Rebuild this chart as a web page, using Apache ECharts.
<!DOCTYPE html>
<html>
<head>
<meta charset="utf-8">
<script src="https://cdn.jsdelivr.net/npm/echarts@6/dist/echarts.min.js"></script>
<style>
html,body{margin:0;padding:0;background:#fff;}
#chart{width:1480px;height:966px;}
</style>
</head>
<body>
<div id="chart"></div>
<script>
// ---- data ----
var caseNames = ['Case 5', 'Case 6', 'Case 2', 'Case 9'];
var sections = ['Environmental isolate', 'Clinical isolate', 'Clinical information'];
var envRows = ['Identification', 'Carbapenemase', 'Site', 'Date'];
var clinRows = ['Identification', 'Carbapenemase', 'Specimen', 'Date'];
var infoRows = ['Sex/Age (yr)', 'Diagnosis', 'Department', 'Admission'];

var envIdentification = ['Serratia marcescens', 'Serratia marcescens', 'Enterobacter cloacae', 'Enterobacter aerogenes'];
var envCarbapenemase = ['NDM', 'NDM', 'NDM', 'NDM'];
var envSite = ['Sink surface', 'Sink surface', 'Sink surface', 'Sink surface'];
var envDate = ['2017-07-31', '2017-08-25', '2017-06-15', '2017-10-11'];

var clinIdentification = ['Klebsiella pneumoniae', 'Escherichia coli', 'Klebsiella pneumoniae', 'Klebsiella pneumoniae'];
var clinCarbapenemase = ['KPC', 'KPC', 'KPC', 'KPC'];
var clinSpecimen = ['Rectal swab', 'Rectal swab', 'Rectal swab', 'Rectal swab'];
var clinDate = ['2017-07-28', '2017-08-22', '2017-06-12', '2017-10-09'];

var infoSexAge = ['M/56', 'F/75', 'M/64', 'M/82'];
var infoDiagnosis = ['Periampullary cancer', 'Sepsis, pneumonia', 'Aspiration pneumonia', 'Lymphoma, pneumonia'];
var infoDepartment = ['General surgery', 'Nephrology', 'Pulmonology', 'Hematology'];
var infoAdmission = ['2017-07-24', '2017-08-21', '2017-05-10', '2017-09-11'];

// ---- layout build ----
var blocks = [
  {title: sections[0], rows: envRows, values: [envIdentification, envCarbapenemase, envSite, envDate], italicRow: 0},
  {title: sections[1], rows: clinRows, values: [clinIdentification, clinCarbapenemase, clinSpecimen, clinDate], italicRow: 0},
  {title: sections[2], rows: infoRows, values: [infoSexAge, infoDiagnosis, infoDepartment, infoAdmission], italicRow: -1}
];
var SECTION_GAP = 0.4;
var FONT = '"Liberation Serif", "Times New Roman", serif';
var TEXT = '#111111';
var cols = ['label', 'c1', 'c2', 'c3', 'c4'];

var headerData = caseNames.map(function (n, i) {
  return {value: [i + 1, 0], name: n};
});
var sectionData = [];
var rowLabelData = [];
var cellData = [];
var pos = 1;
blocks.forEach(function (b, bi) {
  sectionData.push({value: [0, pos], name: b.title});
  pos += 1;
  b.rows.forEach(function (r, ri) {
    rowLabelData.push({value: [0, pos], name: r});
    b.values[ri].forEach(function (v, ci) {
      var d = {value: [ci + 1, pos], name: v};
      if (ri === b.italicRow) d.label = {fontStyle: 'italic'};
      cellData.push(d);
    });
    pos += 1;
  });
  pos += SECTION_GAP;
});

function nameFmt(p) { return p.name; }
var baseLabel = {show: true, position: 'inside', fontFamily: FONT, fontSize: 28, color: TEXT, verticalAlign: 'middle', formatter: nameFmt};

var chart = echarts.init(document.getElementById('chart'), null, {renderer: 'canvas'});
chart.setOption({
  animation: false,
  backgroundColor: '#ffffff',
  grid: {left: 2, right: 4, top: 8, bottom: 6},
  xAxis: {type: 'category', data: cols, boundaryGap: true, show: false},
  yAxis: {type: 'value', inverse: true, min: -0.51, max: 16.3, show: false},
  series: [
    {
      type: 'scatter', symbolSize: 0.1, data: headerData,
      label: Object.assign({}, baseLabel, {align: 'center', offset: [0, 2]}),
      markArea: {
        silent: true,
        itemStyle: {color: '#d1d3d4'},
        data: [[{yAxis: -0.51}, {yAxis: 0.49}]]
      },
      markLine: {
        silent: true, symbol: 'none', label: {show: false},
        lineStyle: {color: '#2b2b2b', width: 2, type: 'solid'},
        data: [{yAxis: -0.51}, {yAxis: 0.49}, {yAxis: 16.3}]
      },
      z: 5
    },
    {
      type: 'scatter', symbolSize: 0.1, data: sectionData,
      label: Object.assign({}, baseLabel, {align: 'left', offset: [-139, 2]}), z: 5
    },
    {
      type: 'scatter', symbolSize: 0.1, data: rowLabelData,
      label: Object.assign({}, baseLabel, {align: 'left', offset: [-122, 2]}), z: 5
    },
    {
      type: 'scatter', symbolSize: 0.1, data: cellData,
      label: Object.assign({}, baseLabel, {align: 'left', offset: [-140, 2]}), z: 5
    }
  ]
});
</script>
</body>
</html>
────────────────
Return exactly the opening lines of the listing above, ending with the line that has "var infoRows = ['Sex/Age".

_ANSWER TO THE PROBLEM_.
Rebuild this chart as a web page, using Apache ECharts.
<!DOCTYPE html>
<html>
<head>
<meta charset="utf-8">
<script src="https://cdn.jsdelivr.net/npm/echarts@6/dist/echarts.min.js"></script>
<style>
html,body{margin:0;padding:0;background:#fff;}
#chart{width:1480px;height:966px;}
</style>
</head>
<body>
<div id="chart"></div>
<script>
// ---- data ----
var caseNames = ['Case 5', 'Case 6', 'Case 2', 'Case 9'];
var sections = ['Environmental isolate', 'Clinical isolate', 'Clinical information'];
var envRows = ['Identification', 'Carbapenemase', 'Site', 'Date'];
var clinRows = ['Identification', 'Carbapenemase', 'Specimen', 'Date'];
var infoRows = ['Sex/Age (yr)', 'Diagnosis', 'Department', 'Admission'];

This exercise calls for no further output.